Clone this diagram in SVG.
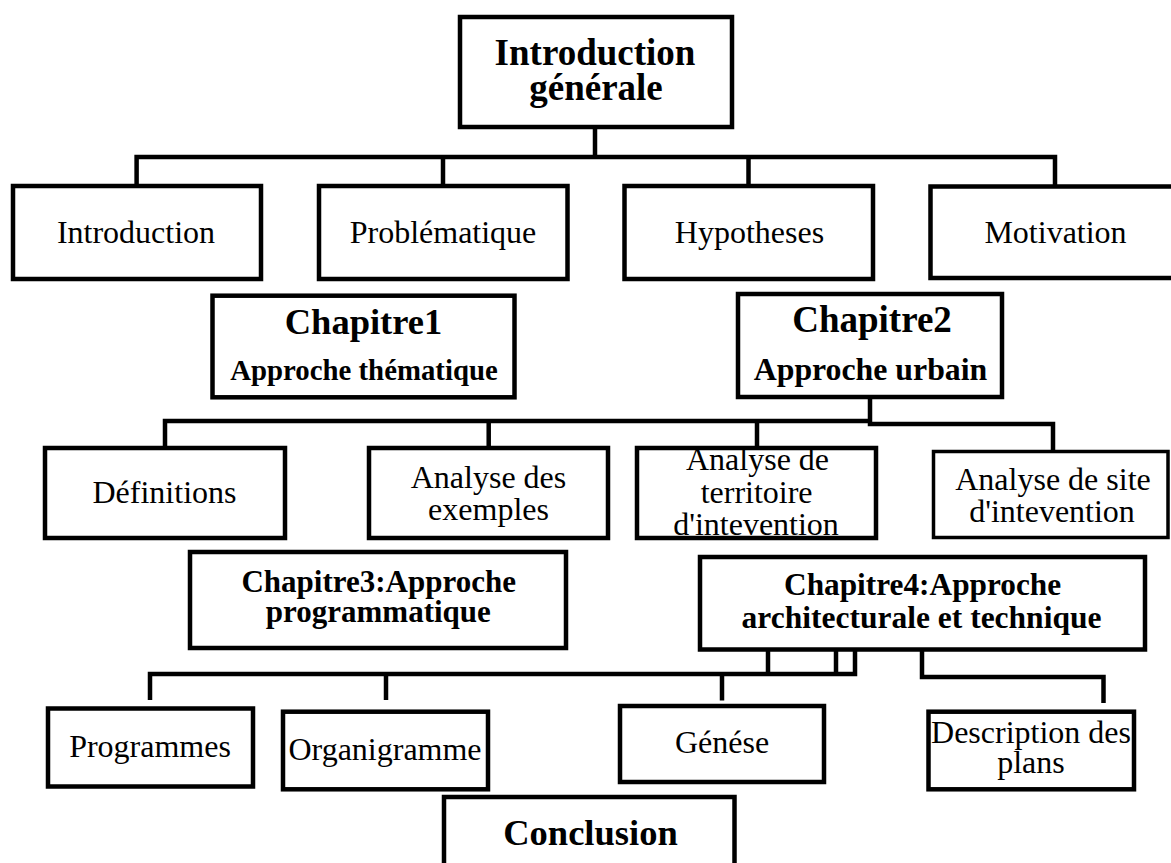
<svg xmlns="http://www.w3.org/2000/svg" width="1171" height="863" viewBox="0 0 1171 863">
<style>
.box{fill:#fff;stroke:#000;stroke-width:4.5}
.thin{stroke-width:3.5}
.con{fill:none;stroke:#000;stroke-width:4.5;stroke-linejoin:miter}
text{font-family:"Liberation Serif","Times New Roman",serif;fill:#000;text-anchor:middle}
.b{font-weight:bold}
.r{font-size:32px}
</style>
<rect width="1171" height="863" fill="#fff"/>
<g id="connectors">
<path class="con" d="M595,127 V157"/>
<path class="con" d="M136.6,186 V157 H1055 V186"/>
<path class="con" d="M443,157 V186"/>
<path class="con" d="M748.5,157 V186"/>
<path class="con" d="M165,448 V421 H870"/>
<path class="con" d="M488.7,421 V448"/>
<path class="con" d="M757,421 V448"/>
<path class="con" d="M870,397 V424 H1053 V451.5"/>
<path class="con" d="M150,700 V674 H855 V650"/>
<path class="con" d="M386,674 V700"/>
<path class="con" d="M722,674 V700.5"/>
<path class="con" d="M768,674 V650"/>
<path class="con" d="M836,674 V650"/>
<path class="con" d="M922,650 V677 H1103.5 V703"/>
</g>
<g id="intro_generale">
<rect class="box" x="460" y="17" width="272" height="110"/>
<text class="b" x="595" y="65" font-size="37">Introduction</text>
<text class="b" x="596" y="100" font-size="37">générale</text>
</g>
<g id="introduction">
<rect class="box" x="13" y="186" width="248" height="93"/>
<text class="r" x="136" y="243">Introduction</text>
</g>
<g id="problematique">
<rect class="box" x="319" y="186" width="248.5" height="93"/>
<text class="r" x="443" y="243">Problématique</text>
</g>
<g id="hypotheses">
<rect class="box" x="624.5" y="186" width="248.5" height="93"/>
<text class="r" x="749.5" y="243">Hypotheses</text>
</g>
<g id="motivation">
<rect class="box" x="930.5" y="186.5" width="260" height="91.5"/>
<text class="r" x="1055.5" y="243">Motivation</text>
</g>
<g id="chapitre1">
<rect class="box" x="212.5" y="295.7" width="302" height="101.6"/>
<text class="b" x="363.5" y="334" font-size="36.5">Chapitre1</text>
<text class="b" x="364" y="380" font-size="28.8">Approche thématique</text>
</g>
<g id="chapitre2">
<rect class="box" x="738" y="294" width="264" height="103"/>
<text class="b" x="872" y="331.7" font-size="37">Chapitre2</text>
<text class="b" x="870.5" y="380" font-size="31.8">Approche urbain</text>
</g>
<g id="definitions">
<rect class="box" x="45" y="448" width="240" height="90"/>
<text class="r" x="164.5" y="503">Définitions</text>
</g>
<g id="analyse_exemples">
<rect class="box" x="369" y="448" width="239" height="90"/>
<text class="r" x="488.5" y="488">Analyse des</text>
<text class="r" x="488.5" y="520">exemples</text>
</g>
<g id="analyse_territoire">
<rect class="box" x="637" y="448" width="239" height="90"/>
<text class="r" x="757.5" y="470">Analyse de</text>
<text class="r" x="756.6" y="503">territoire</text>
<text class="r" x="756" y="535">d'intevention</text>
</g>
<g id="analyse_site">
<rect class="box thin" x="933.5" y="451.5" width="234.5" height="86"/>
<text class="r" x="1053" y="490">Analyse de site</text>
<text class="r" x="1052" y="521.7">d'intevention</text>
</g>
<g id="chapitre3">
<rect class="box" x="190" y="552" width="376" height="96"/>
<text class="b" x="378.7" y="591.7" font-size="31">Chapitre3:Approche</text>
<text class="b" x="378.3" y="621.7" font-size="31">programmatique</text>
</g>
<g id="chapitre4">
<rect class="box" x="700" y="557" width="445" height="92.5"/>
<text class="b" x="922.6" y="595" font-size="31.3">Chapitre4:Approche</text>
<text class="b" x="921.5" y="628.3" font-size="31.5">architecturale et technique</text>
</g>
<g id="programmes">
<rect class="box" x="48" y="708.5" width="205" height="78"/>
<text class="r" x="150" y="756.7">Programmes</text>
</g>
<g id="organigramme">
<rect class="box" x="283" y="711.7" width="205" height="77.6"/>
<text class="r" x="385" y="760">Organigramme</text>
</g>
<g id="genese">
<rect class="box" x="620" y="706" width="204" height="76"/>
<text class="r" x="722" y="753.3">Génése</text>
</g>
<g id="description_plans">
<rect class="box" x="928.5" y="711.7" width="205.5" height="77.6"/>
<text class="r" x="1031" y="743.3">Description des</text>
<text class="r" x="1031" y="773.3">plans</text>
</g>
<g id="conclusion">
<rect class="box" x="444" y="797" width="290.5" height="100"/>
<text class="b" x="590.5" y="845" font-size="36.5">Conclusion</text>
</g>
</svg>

━━━━

Pictures are excluded; copy all other data exactly as shown.

Clone this diagram in SVG.
<svg xmlns="http://www.w3.org/2000/svg" width="1171" height="863" viewBox="0 0 1171 863">
<style>
.box{fill:#fff;stroke:#000;stroke-width:4.5}
.thin{stroke-width:3.5}
.con{fill:none;stroke:#000;stroke-width:4.5;stroke-linejoin:miter}
text{font-family:"Liberation Serif","Times New Roman",serif;fill:#000;text-anchor:middle}
.b{font-weight:bold}
.r{font-size:32px}
</style>
<rect width="1171" height="863" fill="#fff"/>
<g id="connectors">
<path class="con" d="M595,127 V157"/>
<path class="con" d="M136.6,186 V157 H1055 V186"/>
<path class="con" d="M443,157 V186"/>
<path class="con" d="M748.5,157 V186"/>
<path class="con" d="M165,448 V421 H870"/>
<path class="con" d="M488.7,421 V448"/>
<path class="con" d="M757,421 V448"/>
<path class="con" d="M870,397 V424 H1053 V451.5"/>
<path class="con" d="M150,700 V674 H855 V650"/>
<path class="con" d="M386,674 V700"/>
<path class="con" d="M722,674 V700.5"/>
<path class="con" d="M768,674 V650"/>
<path class="con" d="M836,674 V650"/>
<path class="con" d="M922,650 V677 H1103.5 V703"/>
</g>
<g id="intro_generale">
<rect class="box" x="460" y="17" width="272" height="110"/>
<text class="b" x="595" y="65" font-size="37">Introduction</text>
<text class="b" x="596" y="100" font-size="37">générale</text>
</g>
<g id="introduction">
<rect class="box" x="13" y="186" width="248" height="93"/>
<text class="r" x="136" y="243">Introduction</text>
</g>
<g id="problematique">
<rect class="box" x="319" y="186" width="248.5" height="93"/>
<text class="r" x="443" y="243">Problématique</text>
</g>
<g id="hypotheses">
<rect class="box" x="624.5" y="186" width="248.5" height="93"/>
<text class="r" x="749.5" y="243">Hypotheses</text>
</g>
<g id="motivation">
<rect class="box" x="930.5" y="186.5" width="260" height="91.5"/>
<text class="r" x="1055.5" y="243">Motivation</text>
</g>
<g id="chapitre1">
<rect class="box" x="212.5" y="295.7" width="302" height="101.6"/>
<text class="b" x="363.5" y="334" font-size="36.5">Chapitre1</text>
<text class="b" x="364" y="380" font-size="28.8">Approche thématique</text>
</g>
<g id="chapitre2">
<rect class="box" x="738" y="294" width="264" height="103"/>
<text class="b" x="872" y="331.7" font-size="37">Chapitre2</text>
<text class="b" x="870.5" y="380" font-size="31.8">Approche urbain</text>
</g>
<g id="definitions">
<rect class="box" x="45" y="448" width="240" height="90"/>
<text class="r" x="164.5" y="503">Définitions</text>
</g>
<g id="analyse_exemples">
<rect class="box" x="369" y="448" width="239" height="90"/>
<text class="r" x="488.5" y="488">Analyse des</text>
<text class="r" x="488.5" y="520">exemples</text>
</g>
<g id="analyse_territoire">
<rect class="box" x="637" y="448" width="239" height="90"/>
<text class="r" x="757.5" y="470">Analyse de</text>
<text class="r" x="756.6" y="503">territoire</text>
<text class="r" x="756" y="535">d'intevention</text>
</g>
<g id="analyse_site">
<rect class="box thin" x="933.5" y="451.5" width="234.5" height="86"/>
<text class="r" x="1053" y="490">Analyse de site</text>
<text class="r" x="1052" y="521.7">d'intevention</text>
</g>
<g id="chapitre3">
<rect class="box" x="190" y="552" width="376" height="96"/>
<text class="b" x="378.7" y="591.7" font-size="31">Chapitre3:Approche</text>
<text class="b" x="378.3" y="621.7" font-size="31">programmatique</text>
</g>
<g id="chapitre4">
<rect class="box" x="700" y="557" width="445" height="92.5"/>
<text class="b" x="922.6" y="595" font-size="31.3">Chapitre4:Approche</text>
<text class="b" x="921.5" y="628.3" font-size="31.5">architecturale et technique</text>
</g>
<g id="programmes">
<rect class="box" x="48" y="708.5" width="205" height="78"/>
<text class="r" x="150" y="756.7">Programmes</text>
</g>
<g id="organigramme">
<rect class="box" x="283" y="711.7" width="205" height="77.6"/>
<text class="r" x="385" y="760">Organigramme</text>
</g>
<g id="genese">
<rect class="box" x="620" y="706" width="204" height="76"/>
<text class="r" x="722" y="753.3">Génése</text>
</g>
<g id="description_plans">
<rect class="box" x="928.5" y="711.7" width="205.5" height="77.6"/>
<text class="r" x="1031" y="743.3">Description des</text>
<text class="r" x="1031" y="773.3">plans</text>
</g>
<g id="conclusion">
<rect class="box" x="444" y="797" width="290.5" height="100"/>
<text class="b" x="590.5" y="845" font-size="36.5">Conclusion</text>
</g>
</svg>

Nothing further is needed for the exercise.